Concurrent Metaslab Syncing
As hinted in my previous article, spa_sync() is the function that runs whenever a pool needs to update it's internal state. That thread is the master of ceremony for the whole TXG syncing process. As such it is the most visible of thread. At the same time, it's the thread we actually want to see idling. The spa_sync thread is setup to generate work for taskqs and then wait for the work to happen. That's why we often see spa_sync waiting in zio_wait or taskq_wait. This is what we expect that thread to be doing.
Let's dig into this process a bit more. While we do expect spa_sync to mostly be waiting, it is not the only thing that it does. Before it waits, it has to farm out work to those taskqs. Every TXG, spa_sync wakes up and starts to create work for the zio taskq threads. Those threads immediately pick up the initial tasks posted by spa_sync and just as quickly generate load for pool devices. Our goal is just to keep taskqs and more importantly device fed with work.
And so, we have this single spa_sync thread, quickly posting work to zio taskqs and threads working on checksum computation and other CPU intensive tasks. This model ensures that the disk queues are non-empty for the duration of the data update portion of a TXG.

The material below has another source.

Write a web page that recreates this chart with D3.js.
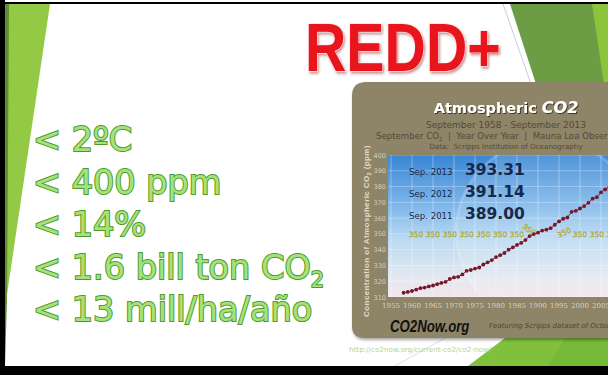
<!DOCTYPE html>
<html><head><meta charset="utf-8">
<script src="https://cdn.jsdelivr.net/npm/d3@7"></script>
<style>html,body{margin:0;padding:0;background:#fff;overflow:hidden}</style>
</head><body>
<svg id="c" width="608" height="375"></svg>
<script>
// ---------- data ----------
const years = [1958,1959,1960,1961,1962,1963,1964,1965,1966,1967,1968,1969,1970,1971,1972,1973,1974,1975,1976,1977,1978,1979,1980,1981,1982,1983,1984,1985,1986,1987,1988,1989,1990,1991,1992,1993,1994,1995,1996,1997,1998,1999,2000,2001,2002,2003,2004,2005,2006,2007,2008,2009,2010,2011,2012,2013];
const sepCO2 = [312.7,313.2,313.8,314.7,315.6,316.0,316.7,317.3,318.1,318.9,319.6,321.4,322.4,322.8,324.3,326.6,327.1,328.0,328.7,330.6,332.0,333.4,335.3,336.5,337.9,340.0,341.4,343.0,344.3,346.1,348.6,349.9,350.8,352.1,352.7,353.6,355.8,357.9,359.6,360.4,364.0,364.6,366.1,367.6,369.7,372.3,373.3,376.3,378.2,379.8,381.9,383.1,386.5,389.00,391.14,393.31];
const yTicks = [310,320,330,340,350,360,370,380,390,400];
const xTicks = [1955,1960,1965,1970,1975,1980,1985,1990,1995,2000,2005];
const highlightLabels = ["Sep. 2013","Sep. 2012","Sep. 2011"];
const highlightValues = ["393.31","391.14","389.00"];
const safeLevel = 350;
const safeLabelYears = [1961,1965,1969,1973,1977,1981,1985,2000,2004,2008];
const safeTiltYears = [1987.5,1996.5];
const bullets = ["< 2ºC","< 400 ppm","< 14%","< 1.6 bill ton CO","< 13 mill/ha/año"];
const slideTitle = "REDD+";

// ---------- drawing ----------
const svg = d3.select("#c");
const defs = svg.append("defs");

const W = 608, H = 375;
svg.append("rect").attr("width",W).attr("height",H).attr("fill","#ffffff");

// decorative green shapes
svg.append("polygon").attr("points","5,4 50,4 5,308").attr("fill","#93c945");
svg.append("polygon").attr("points","5,4 9,4 7,300 5,366").attr("fill","#5e8f30");
svg.append("line").attr("x1",503).attr("y1",4).attr("x2",531).attr("y2",84).attr("stroke","#b9c2cf").attr("stroke-width",0.8);
svg.append("polygon").attr("points","510,4 608,4 608,84 536,84").attr("fill","#6c9d45");
svg.append("polygon").attr("points","592,4 608,4 608,84 604,84").attr("fill","#8cc43c");
svg.append("line").attr("x1",395).attr("y1",366).attr("x2",445).attr("y2",338).attr("stroke","#d0d4da").attr("stroke-width",0.8);
svg.append("polygon").attr("points","505,338 608,338 608,366 468,366").attr("fill","#80c03c");
svg.append("polygon").attr("points","565,338 608,338 608,366 548,366").attr("fill","#6fb334").attr("opacity",0.6);

// frame
svg.append("rect").attr("x",0).attr("y",0).attr("width",5).attr("height",H).attr("fill","#000");
svg.append("rect").attr("x",0).attr("y",2).attr("width",W).attr("height",2).attr("fill","#000");
svg.append("rect").attr("x",0).attr("y",366).attr("width",W).attr("height",9).attr("fill","#000");

// REDD+ title
const sh = defs.append("filter").attr("id","sh").attr("x","-10%").attr("y","-10%").attr("width","130%").attr("height","130%");
sh.append("feDropShadow").attr("dx",1.5).attr("dy",2).attr("stdDeviation",1.5).attr("flood-color","#7a1010").attr("flood-opacity",0.45);
svg.append("text").attr("transform","translate(305,71) scale(0.83,1)")
  .attr("font-family","'Liberation Sans Narrow','Liberation Sans',Arial,sans-serif")
  .attr("font-weight","bold").attr("font-size",69)
  .attr("fill","#e8121b").attr("stroke","#ffd9d9").attr("stroke-width",1)
  .attr("paint-order","stroke").attr("filter","url(#sh)")
  .text(slideTitle);

// bullets
const bg = svg.append("g").attr("font-family","'DejaVu Sans',Verdana,sans-serif").attr("font-size",33.5)
  .attr("fill","#a6e27a").attr("stroke","#4f9a2c").attr("stroke-width",2).attr("paint-order","stroke");
bullets.forEach((b,i)=>{
  const t = bg.append("text").attr("x",33).attr("y",151+i*42.5).text(b);
  if (i===3) t.append("tspan").attr("font-size",21).attr("dy",8).text("2");
});

// ---------- CO2 panel ----------
const px0 = 352, py0 = 82, py1 = 338, r1 = 14, r2 = 12;
const pshadow = defs.append("filter").attr("id","psh").attr("x","-5%").attr("y","-5%").attr("width","115%").attr("height","115%");
pshadow.append("feDropShadow").attr("dx",1).attr("dy",2).attr("stdDeviation",1.5).attr("flood-color","#000").attr("flood-opacity",0.35);
svg.append("path")
  .attr("d",`M${W},${py0} L${px0+r1},${py0} Q${px0},${py0} ${px0},${py0+r1} L${px0},${py1-r2} Q${px0},${py1} ${px0+r2},${py1} L${W},${py1} Z`)
  .attr("fill","#8e8467").attr("filter","url(#psh)");

// panel titles
const tsh = defs.append("filter").attr("id","tsh");
tsh.append("feDropShadow").attr("dx",1).attr("dy",1).attr("stdDeviation",0.6).attr("flood-color","#2a2418").attr("flood-opacity",0.8);
const ttl = svg.append("text").attr("x",506).attr("y",113).attr("text-anchor","middle")
  .attr("font-family","'DejaVu Sans',sans-serif").attr("font-weight","bold").attr("font-size",14.5)
  .attr("fill","#ffffff").attr("filter","url(#tsh)");
ttl.append("tspan").text("Atmospheric ");
ttl.append("tspan").attr("font-style","italic").attr("font-size",16).text("CO2");

svg.append("text").attr("x",506).attr("y",128).attr("text-anchor","middle")
  .attr("font-family","'DejaVu Sans',sans-serif").attr("font-size",9).attr("fill","#554a33")
  .text("September 1958 - September 2013");
const l3 = svg.append("text").attr("x",376).attr("y",139)
  .attr("font-family","'DejaVu Sans',sans-serif").attr("font-size",8.6).attr("fill","#554a33");
l3.append("tspan").text("September CO");
l3.append("tspan").attr("font-size",5.5).attr("dy",2).text("2");
l3.append("tspan").attr("dy",-2).text("\u00a0\u00a0|\u00a0\u00a0Year Over Year\u00a0\u00a0|\u00a0\u00a0Mauna Loa Observatory");
svg.append("text").attr("x",506).attr("y",149).attr("text-anchor","middle")
  .attr("font-family","'DejaVu Sans',sans-serif").attr("font-size",7.2).attr("fill","#554a33")
  .text("Data:\u00a0\u00a0Scripps Institution of Oceanography");

// plot
const x = d3.scaleLinear().domain([1955,2005]).range([391,601]);
const y = d3.scaleLinear().domain([310,400]).range([297,155]);
const plotL = 388, plotT = y(400), plotB = y(310);

const grad = defs.append("linearGradient").attr("id","sky").attr("x1",0).attr("y1",0).attr("x2",0).attr("y2",1);
[[0,"#3886d4"],[0.35,"#7cb6ea"],[0.6,"#bcdaf2"],[0.85,"#e2e8f1"],[1,"#f1e6ea"]]
  .forEach(([o,c])=>grad.append("stop").attr("offset",o).attr("stop-color",c));
defs.append("clipPath").attr("id","pc").append("rect").attr("x",plotL).attr("y",plotT).attr("width",W-plotL).attr("height",plotB-plotT);

const pg = svg.append("g").attr("clip-path","url(#pc)");
pg.append("rect").attr("x",plotL).attr("y",plotT).attr("width",W-plotL).attr("height",plotB-plotT).attr("fill","url(#sky)");
// globe watermark
pg.append("circle").attr("cx",548).attr("cy",232).attr("r",92).attr("fill","#ffffff").attr("opacity",0.13);
pg.append("circle").attr("cx",548).attr("cy",232).attr("r",92).attr("fill","none").attr("stroke","#ffffff").attr("stroke-width",3).attr("opacity",0.18);

// grid
pg.selectAll(".gx").data(xTicks).join("line").attr("x1",d=>x(d)).attr("x2",d=>x(d)).attr("y1",plotT).attr("y2",plotB)
  .attr("stroke","#ffffff").attr("stroke-opacity",0.35).attr("stroke-width",1);
pg.selectAll(".gy").data(yTicks).join("line").attr("x1",plotL).attr("x2",W).attr("y1",d=>y(d)).attr("y2",d=>y(d))
  .attr("stroke","#ffffff").attr("stroke-opacity",0.3).attr("stroke-width",1);

// 350 labels
pg.selectAll(".s350").data(safeLabelYears).join("text").attr("x",d=>x(d)).attr("y",y(safeLevel)+3)
  .attr("text-anchor","middle").attr("font-family","'DejaVu Sans',sans-serif").attr("font-size",7.5)
  .attr("fill","#d3c82a").attr("stroke","#8d8a2a").attr("stroke-width",0.25).text(String(safeLevel));
pg.selectAll(".t350").data(safeTiltYears).join("text")
  .attr("transform",(d,i)=>`translate(${x(d)},${y(safeLevel)+(i?1:-2)}) rotate(${i?-25:35})`)
  .attr("text-anchor","middle").attr("font-family","'DejaVu Sans',sans-serif").attr("font-size",7.5)
  .attr("fill","#d3c82a").attr("stroke","#8d8a2a").attr("stroke-width",0.25).text(String(safeLevel));

// highlight texts
highlightLabels.forEach((lab,i)=>{
  const by = [175,197,219][i];
  pg.append("text").attr("x",409).attr("y",by).attr("font-family","'DejaVu Sans',sans-serif").attr("font-size",8.6)
    .attr("fill","#17284a").text(lab);
  pg.append("text").attr("x",465).attr("y",by).attr("font-family","'DejaVu Sans',sans-serif").attr("font-weight","bold")
    .attr("font-size",15.5).attr("fill","#17284a").text(highlightValues[i]);
});

// data series
const pts = years.map((yr,i)=>[yr,sepCO2[i]]);
pg.append("path").datum(pts).attr("d",d3.line().x(d=>x(d[0])).y(d=>y(d[1])))
  .attr("fill","none").attr("stroke","#8c2236").attr("stroke-width",1);
pg.selectAll(".dot").data(pts).join("circle").attr("cx",d=>x(d[0])).attr("cy",d=>y(d[1])).attr("r",1.9)
  .attr("fill","#74182a");

// axes labels
svg.append("g").selectAll("text").data(yTicks).join("text").attr("x",386).attr("y",d=>y(d)+2.5)
  .attr("text-anchor","end").attr("font-family","'DejaVu Sans',sans-serif").attr("font-size",6.5)
  .attr("fill","#d6ceb5").text(d=>d);
svg.append("g").selectAll("text").data(xTicks).join("text").attr("x",d=>x(d)).attr("y",308)
  .attr("text-anchor","middle").attr("font-family","'DejaVu Serif',serif").attr("font-size",7)
  .attr("fill","#d9d2bd").text(d=>d);
const yt = svg.append("text").attr("transform","translate(369,231) rotate(-90)").attr("text-anchor","middle")
  .attr("font-family","'Liberation Sans',Arial,sans-serif").attr("font-weight","bold").attr("font-size",8)
  .attr("letter-spacing",0.4).attr("fill","#e3dcc6");
yt.append("tspan").text("Concentration of Atmospheric CO");
yt.append("tspan").attr("font-size",5.5).attr("dy",2).text("2");
yt.append("tspan").attr("dy",-2).text(" (ppm)");

// footer
svg.append("text").attr("transform","translate(390,332) scale(0.8,1)").attr("font-family","'Liberation Sans',Arial,sans-serif").attr("font-weight","bold")
  .attr("font-style","italic").attr("font-size",16.5).attr("fill","#111").text("CO2Now.org");
svg.append("text").attr("x",489).attr("y",328).attr("font-family","'DejaVu Sans',sans-serif")
  .attr("font-style","italic").attr("font-size",7).attr("fill","#4f4532").text("Featuring Scripps dataset of October 2013");
svg.append("text").attr("x",349).attr("y",352).attr("font-family","'DejaVu Sans',sans-serif")
  .attr("font-size",7.2).attr("fill","#b3d48f").text("http://co2now.org/current-co2/co2-now/");
</script>
</body></html>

In practice, that single spa_sync thread is able to generate the tasks to service the most demanding environment. When we hit some form of pool saturation, we typically see spa_sync waiting on a zio and that is just the expected sign that something at the I/O level below ZFS is the current limiting factor.
But, not too long ago, there was a grain of sand in this beautiful clockwork. After spa_sync was all done with ... well waiting... it had a final step to run before updating the uberblock. It would walk through all the devices and process all the space map updates, keeping track of all the allocs and frees. In many cases, this was a quick on-CPU operation done by the spa_sync thread. But when dealing with a large amount of deletion it could show up as significant. It was definitely something that spa_sync was tackling itself as opposed to farming out to workers.
A project was spawned to fix this and during the evaluation the ZFS engineer figured out that a lot of the work could be handled in the earlier stages of the zio processing, further reducing the amount of work we could have to wait on in the later stages of spa_sync.
This fix was a very important step in making sure that the critical thread running spa_sync spends most of it's time ...waiting.